__Exercise task__
Take the data below and extract the lines from the one with "Recreate this image as a Python script that uses matplotlib." to the one with "plt.rcParams['font.family'] = ['Open", inclusive, exactly as written.

__Provided information__
Begin
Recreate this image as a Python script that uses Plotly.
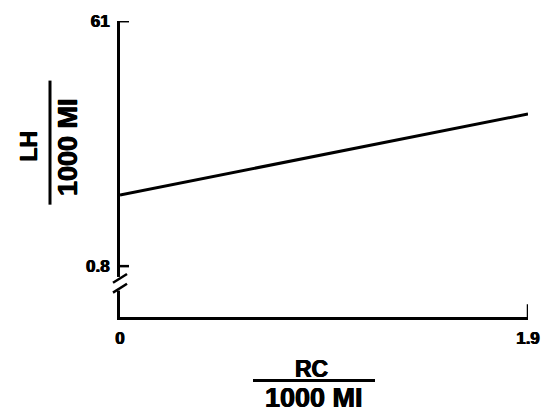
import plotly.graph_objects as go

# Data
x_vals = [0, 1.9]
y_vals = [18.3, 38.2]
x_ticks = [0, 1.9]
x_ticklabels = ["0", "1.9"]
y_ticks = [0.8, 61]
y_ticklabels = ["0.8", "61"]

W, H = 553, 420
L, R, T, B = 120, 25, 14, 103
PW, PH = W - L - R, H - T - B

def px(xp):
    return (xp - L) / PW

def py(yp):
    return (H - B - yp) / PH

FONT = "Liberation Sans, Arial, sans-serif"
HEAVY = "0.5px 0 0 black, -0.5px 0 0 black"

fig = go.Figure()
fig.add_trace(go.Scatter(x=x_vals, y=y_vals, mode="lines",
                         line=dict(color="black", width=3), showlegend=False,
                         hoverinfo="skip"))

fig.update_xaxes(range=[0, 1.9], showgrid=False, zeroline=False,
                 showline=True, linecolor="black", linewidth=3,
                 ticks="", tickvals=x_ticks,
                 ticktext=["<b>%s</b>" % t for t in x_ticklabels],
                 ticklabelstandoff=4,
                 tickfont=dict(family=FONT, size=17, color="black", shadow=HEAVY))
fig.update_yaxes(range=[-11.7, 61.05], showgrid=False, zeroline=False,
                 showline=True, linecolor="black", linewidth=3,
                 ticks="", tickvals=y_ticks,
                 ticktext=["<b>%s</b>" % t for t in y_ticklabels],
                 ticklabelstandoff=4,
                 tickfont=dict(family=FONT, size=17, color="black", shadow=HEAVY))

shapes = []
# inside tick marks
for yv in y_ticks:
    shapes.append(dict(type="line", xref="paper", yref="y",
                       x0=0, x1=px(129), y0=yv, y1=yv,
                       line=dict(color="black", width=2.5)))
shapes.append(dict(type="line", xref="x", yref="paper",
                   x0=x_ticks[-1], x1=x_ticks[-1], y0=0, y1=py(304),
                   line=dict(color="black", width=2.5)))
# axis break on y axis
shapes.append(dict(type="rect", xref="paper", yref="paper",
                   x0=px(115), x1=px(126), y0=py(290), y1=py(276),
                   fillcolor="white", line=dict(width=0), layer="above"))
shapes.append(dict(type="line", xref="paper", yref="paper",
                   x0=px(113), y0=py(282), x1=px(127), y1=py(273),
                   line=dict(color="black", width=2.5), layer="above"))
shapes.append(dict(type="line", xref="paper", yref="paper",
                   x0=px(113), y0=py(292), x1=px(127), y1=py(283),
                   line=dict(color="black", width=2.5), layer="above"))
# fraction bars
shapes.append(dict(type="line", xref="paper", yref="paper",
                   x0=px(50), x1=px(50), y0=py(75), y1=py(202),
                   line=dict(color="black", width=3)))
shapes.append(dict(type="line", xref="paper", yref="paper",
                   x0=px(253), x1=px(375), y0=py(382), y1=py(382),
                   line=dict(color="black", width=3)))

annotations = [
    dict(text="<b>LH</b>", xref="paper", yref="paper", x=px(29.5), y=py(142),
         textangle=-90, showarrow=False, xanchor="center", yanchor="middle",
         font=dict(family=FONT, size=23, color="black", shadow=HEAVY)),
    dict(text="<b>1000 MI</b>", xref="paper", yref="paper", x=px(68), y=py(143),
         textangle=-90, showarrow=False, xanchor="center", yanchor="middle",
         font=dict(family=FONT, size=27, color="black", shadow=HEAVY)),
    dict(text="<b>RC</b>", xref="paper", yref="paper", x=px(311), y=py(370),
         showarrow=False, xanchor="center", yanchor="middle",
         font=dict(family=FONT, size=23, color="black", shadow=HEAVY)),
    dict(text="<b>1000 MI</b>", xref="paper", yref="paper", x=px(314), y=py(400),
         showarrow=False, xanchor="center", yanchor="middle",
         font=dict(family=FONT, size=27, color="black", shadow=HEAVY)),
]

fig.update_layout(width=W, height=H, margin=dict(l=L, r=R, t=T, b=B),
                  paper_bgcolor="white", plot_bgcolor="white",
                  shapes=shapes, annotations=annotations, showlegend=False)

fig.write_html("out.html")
End
Begin
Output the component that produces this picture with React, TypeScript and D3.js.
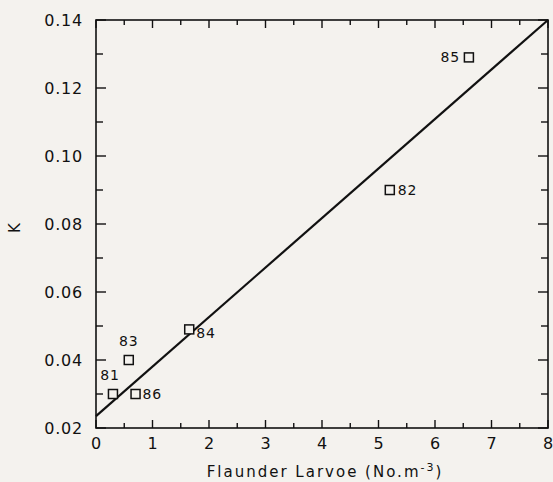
End
Begin
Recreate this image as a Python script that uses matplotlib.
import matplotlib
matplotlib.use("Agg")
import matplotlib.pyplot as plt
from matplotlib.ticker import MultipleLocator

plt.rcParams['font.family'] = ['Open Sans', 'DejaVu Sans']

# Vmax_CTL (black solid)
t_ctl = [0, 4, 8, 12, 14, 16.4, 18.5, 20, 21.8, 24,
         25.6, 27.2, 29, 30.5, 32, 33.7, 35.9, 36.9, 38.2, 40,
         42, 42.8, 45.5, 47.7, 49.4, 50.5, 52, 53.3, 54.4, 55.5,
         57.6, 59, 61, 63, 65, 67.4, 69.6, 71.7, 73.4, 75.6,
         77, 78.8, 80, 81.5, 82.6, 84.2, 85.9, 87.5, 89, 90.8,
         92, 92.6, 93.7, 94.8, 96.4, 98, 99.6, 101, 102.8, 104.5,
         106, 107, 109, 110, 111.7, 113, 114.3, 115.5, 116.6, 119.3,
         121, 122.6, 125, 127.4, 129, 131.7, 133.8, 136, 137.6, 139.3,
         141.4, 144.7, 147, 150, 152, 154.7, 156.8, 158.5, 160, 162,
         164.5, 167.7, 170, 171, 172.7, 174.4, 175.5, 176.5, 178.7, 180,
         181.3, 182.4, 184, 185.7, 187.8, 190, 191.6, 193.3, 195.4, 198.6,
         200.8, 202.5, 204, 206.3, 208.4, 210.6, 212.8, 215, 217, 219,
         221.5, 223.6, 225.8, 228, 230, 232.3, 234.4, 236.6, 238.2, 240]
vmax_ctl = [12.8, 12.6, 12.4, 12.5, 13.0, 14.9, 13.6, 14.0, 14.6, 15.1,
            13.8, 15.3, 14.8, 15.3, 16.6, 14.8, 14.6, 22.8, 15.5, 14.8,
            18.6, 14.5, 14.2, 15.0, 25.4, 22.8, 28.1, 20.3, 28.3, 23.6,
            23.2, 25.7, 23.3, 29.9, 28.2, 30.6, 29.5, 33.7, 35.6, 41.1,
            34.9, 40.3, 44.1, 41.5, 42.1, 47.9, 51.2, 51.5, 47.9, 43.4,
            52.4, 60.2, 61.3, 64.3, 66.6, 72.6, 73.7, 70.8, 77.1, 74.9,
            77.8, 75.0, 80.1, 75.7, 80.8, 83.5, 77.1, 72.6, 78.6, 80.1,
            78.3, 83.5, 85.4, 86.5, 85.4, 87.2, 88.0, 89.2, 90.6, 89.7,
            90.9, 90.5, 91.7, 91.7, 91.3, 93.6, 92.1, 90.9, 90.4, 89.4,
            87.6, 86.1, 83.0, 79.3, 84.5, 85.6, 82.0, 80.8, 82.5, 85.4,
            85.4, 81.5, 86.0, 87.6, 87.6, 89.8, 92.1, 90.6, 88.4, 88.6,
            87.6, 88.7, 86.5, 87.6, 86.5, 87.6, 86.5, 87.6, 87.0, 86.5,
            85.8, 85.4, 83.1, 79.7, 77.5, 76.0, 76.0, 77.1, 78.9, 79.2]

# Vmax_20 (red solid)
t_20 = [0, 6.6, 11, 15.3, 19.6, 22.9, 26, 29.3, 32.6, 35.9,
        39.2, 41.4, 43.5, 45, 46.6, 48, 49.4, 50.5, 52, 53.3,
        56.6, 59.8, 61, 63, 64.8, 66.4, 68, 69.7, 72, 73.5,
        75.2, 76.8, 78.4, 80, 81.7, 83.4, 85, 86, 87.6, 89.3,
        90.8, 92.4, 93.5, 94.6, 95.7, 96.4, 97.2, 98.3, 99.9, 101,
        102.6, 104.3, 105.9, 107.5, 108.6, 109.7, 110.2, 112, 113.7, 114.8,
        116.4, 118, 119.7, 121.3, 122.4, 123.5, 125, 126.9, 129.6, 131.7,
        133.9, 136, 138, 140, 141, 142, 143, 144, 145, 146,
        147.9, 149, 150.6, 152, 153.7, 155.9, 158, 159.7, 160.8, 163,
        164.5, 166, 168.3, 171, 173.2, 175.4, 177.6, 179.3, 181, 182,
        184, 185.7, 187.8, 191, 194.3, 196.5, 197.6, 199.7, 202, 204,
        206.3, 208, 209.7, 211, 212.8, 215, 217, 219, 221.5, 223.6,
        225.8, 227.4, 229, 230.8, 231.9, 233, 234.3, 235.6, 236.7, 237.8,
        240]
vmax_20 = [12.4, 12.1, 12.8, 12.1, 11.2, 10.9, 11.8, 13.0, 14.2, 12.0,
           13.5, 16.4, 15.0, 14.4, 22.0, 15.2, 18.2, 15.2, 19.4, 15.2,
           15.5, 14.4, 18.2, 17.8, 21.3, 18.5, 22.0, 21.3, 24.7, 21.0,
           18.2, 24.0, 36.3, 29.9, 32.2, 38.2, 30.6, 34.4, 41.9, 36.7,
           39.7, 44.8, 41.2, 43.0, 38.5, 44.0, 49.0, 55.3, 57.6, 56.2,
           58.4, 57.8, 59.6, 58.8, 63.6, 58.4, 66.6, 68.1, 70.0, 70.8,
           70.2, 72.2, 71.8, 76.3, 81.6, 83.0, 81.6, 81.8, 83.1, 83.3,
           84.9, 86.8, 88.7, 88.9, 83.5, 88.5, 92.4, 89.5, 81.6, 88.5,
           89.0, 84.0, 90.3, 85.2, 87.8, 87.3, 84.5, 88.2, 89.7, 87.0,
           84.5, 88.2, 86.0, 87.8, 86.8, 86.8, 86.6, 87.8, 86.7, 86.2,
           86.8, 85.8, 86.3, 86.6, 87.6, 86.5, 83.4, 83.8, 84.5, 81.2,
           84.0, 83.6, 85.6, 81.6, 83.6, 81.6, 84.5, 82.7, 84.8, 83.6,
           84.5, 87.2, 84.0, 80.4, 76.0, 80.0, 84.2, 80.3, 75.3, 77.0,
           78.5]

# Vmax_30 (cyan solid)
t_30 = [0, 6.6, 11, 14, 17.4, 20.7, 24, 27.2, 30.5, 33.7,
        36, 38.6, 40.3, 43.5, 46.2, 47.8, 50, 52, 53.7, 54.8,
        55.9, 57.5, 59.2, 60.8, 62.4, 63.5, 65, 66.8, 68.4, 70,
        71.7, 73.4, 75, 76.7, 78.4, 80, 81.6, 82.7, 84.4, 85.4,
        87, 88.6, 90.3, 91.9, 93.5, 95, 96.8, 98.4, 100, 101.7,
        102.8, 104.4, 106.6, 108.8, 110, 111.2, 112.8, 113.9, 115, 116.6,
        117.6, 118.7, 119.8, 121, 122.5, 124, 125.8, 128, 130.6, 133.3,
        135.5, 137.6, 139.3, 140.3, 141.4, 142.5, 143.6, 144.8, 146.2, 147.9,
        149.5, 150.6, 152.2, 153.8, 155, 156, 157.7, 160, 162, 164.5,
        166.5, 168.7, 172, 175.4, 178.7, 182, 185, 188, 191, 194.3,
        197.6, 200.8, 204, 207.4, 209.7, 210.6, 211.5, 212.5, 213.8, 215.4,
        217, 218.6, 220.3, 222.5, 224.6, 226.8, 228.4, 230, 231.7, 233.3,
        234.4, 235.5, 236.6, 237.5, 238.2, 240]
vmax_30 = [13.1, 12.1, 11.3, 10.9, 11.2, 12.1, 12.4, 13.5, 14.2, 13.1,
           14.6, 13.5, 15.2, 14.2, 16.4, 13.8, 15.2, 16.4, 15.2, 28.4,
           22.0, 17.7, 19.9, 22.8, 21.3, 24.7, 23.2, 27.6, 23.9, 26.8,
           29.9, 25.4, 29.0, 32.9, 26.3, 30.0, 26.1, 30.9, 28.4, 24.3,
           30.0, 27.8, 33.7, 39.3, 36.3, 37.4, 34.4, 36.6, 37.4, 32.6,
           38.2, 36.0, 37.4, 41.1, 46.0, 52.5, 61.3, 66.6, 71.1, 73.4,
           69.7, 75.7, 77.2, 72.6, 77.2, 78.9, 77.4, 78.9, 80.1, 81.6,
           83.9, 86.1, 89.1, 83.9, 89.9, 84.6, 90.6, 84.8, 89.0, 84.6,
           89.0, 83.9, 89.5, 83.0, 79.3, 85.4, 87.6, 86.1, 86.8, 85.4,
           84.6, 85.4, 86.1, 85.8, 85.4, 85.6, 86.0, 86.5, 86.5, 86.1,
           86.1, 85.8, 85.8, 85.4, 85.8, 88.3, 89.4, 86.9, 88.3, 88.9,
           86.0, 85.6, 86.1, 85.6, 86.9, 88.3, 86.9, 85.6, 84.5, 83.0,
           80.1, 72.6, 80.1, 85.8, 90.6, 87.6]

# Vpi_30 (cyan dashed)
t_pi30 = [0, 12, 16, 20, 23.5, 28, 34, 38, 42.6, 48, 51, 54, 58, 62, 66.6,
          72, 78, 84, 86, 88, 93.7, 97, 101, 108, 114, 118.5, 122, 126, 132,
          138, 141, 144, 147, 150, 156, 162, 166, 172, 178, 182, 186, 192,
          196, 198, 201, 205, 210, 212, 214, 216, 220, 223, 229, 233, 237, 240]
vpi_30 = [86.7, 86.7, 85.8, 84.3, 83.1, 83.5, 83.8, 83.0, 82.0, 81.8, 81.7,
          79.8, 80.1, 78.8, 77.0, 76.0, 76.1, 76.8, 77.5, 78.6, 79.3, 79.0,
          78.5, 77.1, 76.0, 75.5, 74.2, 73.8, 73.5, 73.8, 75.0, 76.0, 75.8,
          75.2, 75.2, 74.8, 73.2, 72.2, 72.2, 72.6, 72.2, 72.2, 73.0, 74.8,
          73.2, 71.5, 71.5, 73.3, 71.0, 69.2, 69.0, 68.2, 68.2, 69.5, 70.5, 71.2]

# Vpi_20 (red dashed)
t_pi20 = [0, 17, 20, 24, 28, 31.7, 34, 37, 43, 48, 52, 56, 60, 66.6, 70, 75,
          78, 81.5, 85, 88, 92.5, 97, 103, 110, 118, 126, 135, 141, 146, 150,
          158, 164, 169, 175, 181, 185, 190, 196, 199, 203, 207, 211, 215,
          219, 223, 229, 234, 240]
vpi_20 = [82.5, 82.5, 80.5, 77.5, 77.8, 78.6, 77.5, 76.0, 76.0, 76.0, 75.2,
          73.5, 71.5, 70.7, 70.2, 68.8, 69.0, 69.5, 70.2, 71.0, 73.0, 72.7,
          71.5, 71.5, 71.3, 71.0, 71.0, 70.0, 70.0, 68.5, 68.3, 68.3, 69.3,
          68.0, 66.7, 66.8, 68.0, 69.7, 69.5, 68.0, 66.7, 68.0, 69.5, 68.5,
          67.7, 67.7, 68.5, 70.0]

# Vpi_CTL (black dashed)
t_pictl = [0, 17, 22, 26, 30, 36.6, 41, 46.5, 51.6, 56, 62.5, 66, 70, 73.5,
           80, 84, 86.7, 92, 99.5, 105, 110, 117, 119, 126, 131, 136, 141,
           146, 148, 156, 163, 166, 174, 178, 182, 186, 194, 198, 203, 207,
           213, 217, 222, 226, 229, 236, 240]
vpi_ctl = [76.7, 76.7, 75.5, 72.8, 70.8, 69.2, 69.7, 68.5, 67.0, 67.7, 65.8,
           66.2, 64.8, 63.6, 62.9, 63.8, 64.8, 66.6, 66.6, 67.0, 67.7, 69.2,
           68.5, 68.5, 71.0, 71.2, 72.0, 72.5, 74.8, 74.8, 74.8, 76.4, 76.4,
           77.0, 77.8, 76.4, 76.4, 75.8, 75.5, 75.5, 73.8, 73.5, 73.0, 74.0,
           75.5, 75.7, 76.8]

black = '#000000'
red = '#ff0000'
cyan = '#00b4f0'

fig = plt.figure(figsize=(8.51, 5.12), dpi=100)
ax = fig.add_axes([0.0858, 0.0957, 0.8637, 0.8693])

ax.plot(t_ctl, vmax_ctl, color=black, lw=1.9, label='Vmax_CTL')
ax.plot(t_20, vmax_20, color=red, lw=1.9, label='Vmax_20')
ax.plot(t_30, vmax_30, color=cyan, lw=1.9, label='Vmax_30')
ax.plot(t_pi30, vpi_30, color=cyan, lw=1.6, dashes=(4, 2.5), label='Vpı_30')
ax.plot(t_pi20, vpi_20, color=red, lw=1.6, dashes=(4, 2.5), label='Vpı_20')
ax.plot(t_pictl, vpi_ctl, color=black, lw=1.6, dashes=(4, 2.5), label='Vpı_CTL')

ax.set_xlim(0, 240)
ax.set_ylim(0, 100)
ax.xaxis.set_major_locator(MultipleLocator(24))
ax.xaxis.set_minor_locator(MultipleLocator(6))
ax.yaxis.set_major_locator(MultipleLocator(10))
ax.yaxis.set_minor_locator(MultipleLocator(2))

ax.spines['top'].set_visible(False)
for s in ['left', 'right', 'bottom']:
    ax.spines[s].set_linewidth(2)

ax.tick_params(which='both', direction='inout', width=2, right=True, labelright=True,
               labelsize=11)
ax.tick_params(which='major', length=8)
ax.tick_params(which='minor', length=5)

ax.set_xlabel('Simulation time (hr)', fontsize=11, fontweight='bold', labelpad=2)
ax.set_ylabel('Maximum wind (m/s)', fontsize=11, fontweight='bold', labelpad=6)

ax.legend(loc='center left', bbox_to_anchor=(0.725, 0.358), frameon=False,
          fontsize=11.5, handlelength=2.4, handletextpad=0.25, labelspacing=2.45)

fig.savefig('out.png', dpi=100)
End
__Exercise response__
Recreate this image as a Python script that uses matplotlib.
import matplotlib
matplotlib.use("Agg")
import matplotlib.pyplot as plt
from matplotlib.ticker import MultipleLocator

plt.rcParams['font.family'] = ['Open Sans', 'DejaVu Sans']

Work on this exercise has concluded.